■ **INSTRUCTIONS TO FOLLOW**:
Reproduce the listing below exactly, beginning with its first line and ending with the line that holds "PT = 72 / 100"; pictures are not part of the copy.

■ **DATASET EXTRACT**:
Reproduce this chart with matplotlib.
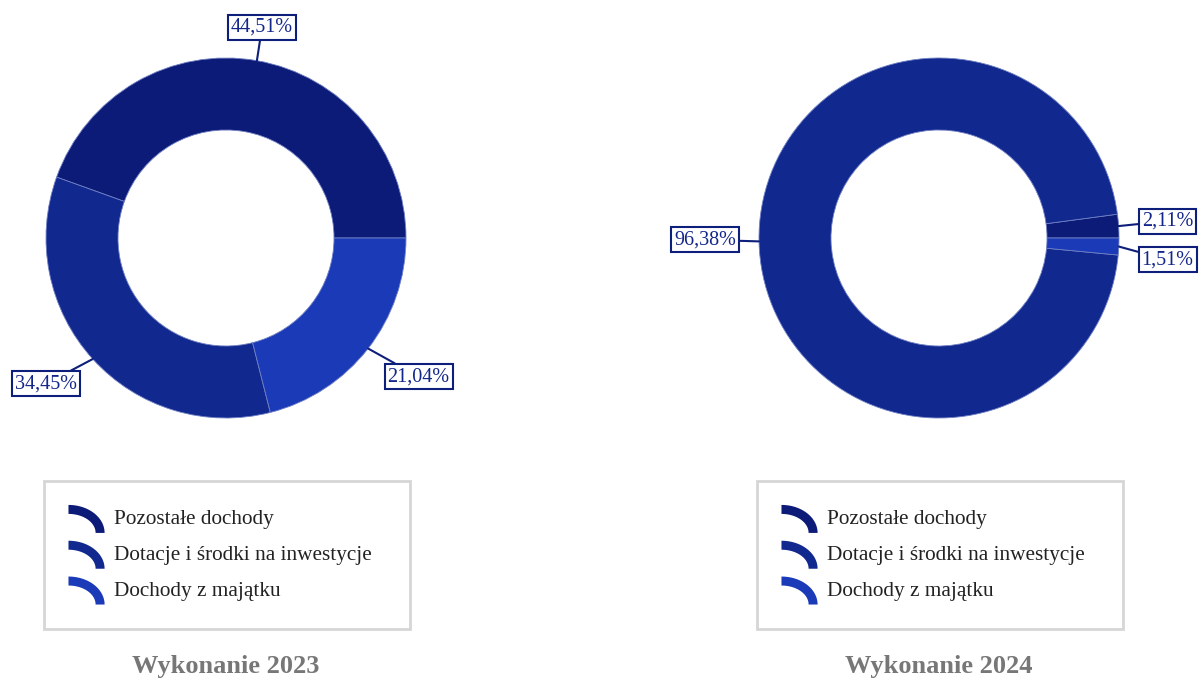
import numpy as np
import matplotlib
matplotlib.use("Agg")
import matplotlib.pyplot as plt
from matplotlib.patches import Polygon
from matplotlib.legend_handler import HandlerPatch

plt.rcParams["font.family"] = ["Liberation Serif", "DejaVu Serif"]

# data
categories = ["Pozostałe dochody", "Dotacje i środki na inwestycje", "Dochody z majątku"]
values_2023 = [44.51, 34.45, 21.04]
values_2024 = [2.11, 96.38, 1.51]
titles = ["Wykonanie 2023", "Wykonanie 2024"]
colors = ["#0c1a78", "#11288f", "#1a3ab8"]

# label box positions (in pie radius units), layout only
label_pos_2023 = [(0.20, 1.17), (-1.00, -0.81), (1.07, -0.77)]
label_pos_2024 = [(1.27, 0.094), (-1.30, -0.01), (1.27, -0.122)]

W, H = 1202, 679
label_color = "#13268a"
PT = 72 / 100  # points per pixel


class ArcHandler(HandlerPatch):
    # quarter of an elliptical ring, like the reference legend marks
    def create_artists(self, legend, orig_handle, xdescent, ydescent,
                       width, height, fontsize, trans):
        x0 = -xdescent - 4 * PT
        yc = -ydescent + height / 2 - 16 * PT
        rx, ry, th = width, 28 * PT, 9 * PT
        t = np.linspace(0, np.pi / 2, 30)
        outer = np.column_stack([x0 + rx * np.cos(t), yc + ry * np.sin(t)])
        inner = np.column_stack([x0 + (rx - th) * np.cos(t[::-1]),
                                 yc + (ry - th) * np.sin(t[::-1])])
        p = Polygon(np.vstack([outer, inner]), closed=True,
                    facecolor=orig_handle.get_facecolor(), edgecolor="none",
                    transform=trans)
        return [p]


fig = plt.figure(figsize=(W / 100, H / 100), dpi=100)


def draw(cx, values, label_pos, title):
    cy, r = 238, 180
    ax = fig.add_axes([(cx - r) / W, (H - cy - r) / H, 2 * r / W, 2 * r / H])
    wedges, _ = ax.pie(values, colors=colors, startangle=0, counterclock=True,
                       radius=1, wedgeprops=dict(width=0.4, edgecolor="#7080c4", linewidth=0.6))
    ax.set_xlim(-1, 1)
    ax.set_ylim(-1, 1)
    ax.set_aspect("equal")
    ax.axis("off")

    total = sum(values)
    start = 0
    for v, pos in zip(values, label_pos):
        mid = np.deg2rad(start + 360 * v / total / 2)
        start += 360 * v / total
        ex, ey = np.cos(mid), np.sin(mid)
        txt = f"{v:.2f}".replace(".", ",") + "%"
        ax.annotate(txt, xy=(ex, ey), xytext=pos, ha="center", va="center",
                    fontsize=14.5, color=label_color, annotation_clip=False,
                    bbox=dict(boxstyle="square,pad=0.15", fc="white", ec="#0d1f7a", lw=1.5),
                    arrowprops=dict(arrowstyle="-", color="#0d1f7a", lw=1.5,
                                    shrinkA=0, shrinkB=0))

    leg = fig.legend(wedges, categories, loc="upper left",
                     bbox_to_anchor=((cx - 182) / W, 1 - 481 / H - 0.01, 366 / W, 0.01),
                     mode="expand", borderaxespad=0, fancybox=False,
                     fontsize=15.3, handlelength=1.7, handletextpad=0.24,
                     labelspacing=0.75, borderpad=1.34,
                     handler_map={w: ArcHandler() for w in wedges})
    leg.get_frame().set_edgecolor("#cccccc")
    leg.get_frame().set_linewidth(2)
    for t in leg.get_texts():
        t.set_color("#222222")

    fig.text(cx / W, 1 - 667 / H, title, ha="center", va="center",
             fontsize=19, fontweight="bold", color="#777777")


draw(226, values_2023, label_pos_2023, titles[0])
draw(939, values_2024, label_pos_2024, titles[1])

fig.savefig("out.png", dpi=100)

■ **FINISHED ANSWER**:
Reproduce this chart with matplotlib.
import numpy as np
import matplotlib
matplotlib.use("Agg")
import matplotlib.pyplot as plt
from matplotlib.patches import Polygon
from matplotlib.legend_handler import HandlerPatch

plt.rcParams["font.family"] = ["Liberation Serif", "DejaVu Serif"]

# data
categories = ["Pozostałe dochody", "Dotacje i środki na inwestycje", "Dochody z majątku"]
values_2023 = [44.51, 34.45, 21.04]
values_2024 = [2.11, 96.38, 1.51]
titles = ["Wykonanie 2023", "Wykonanie 2024"]
colors = ["#0c1a78", "#11288f", "#1a3ab8"]

# label box positions (in pie radius units), layout only
label_pos_2023 = [(0.20, 1.17), (-1.00, -0.81), (1.07, -0.77)]
label_pos_2024 = [(1.27, 0.094), (-1.30, -0.01), (1.27, -0.122)]

W, H = 1202, 679
label_color = "#13268a"
PT = 72 / 100  # points per pixel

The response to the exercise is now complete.